First Order Quantum Phase Transition in the Hybrid Metal-Mott Insulator Transition Metal Dichalcogenide 4Hb-TaS2

TL;DR

This study uncovers a first order quantum phase transition in the compound 4Hb-TaS2, toggling between a Kondo cluster state and a flat band state, controllable by electric field, temperature, and interlayer coupling, revealing new insights into correlated electronic phases.

Contribution

It demonstrates a reversible, electric-field-induced quantum phase transition in a hybrid metal-Mott insulator system, advancing understanding of strongly correlated phases and quantum criticality.

Findings

Identified a first order quantum phase transition in 4Hb-TaS2.

Showed the transition can be controlled by electric field, temperature, and interlayer coupling.

Observed hysteresis and discontinuous spectral changes at the transition.

Abstract

Coupling together distinct correlated and topologically non-trivial electronic phases of matter can potentially induce novel electronic orders and phase transitions among them.
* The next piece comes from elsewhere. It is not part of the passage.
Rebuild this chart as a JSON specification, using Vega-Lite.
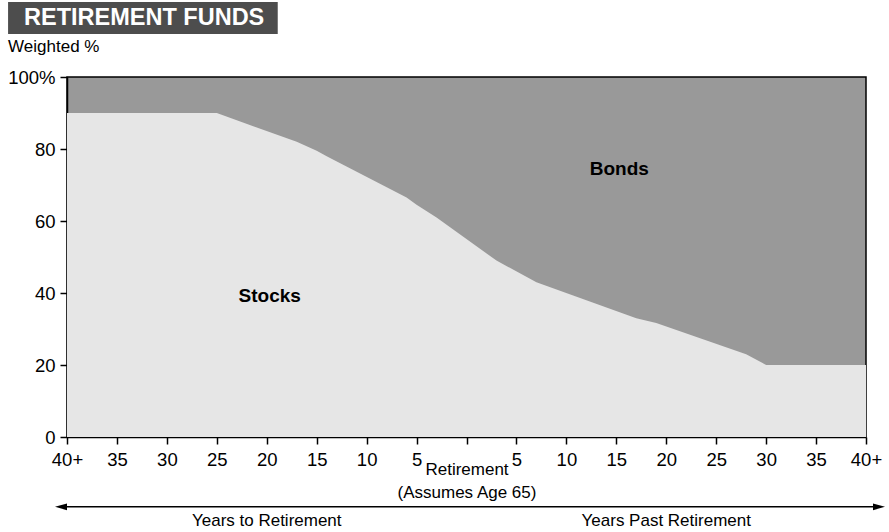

Transition metal dichalcogenide compounds serve as a bedrock for exploration of such hybrid systems. They host a variety of exotic electronic phases and their Van der Waals nature enables to admix them, either by exfoliation and stacking or by stoichiometric growth, and thereby induce novel correlated complexes. Here we investigate the compound 4Hb-TaS$_2$ that interleaves the Mott-insulating state of 1T-TaS$_2$ and the putative spin liquid it hosts together with the metallic state of 2H-TaS$_2$ and the low temperature superconducting phase it harbors. We reveal a thermodynamic phase diagram that hosts a first order quantum phase transition between a correlated Kondo cluster state and a flat band state in which the Kondo cluster becomes depleted. We demonstrate that this intrinsic transition can be induced by an electric field and temperature as well as by manipulation of the interlayer coupling with the probe tip, hence allowing to reversibly toggle between the Kondo cluster and the flat band states. The phase transition is manifested by a discontinuous change of the complete electronic spectrum accompanied by hysteresis and low frequency noise. We find that the shape of the transition line in the phase diagram is determined by the local compressibility and the entropy of the two electronic states. Our findings set such heterogeneous structures as an exciting platform for systematic investigation and manipulation of Mott-metal transitions and strongly correlated phases and quantum phase transitions therein.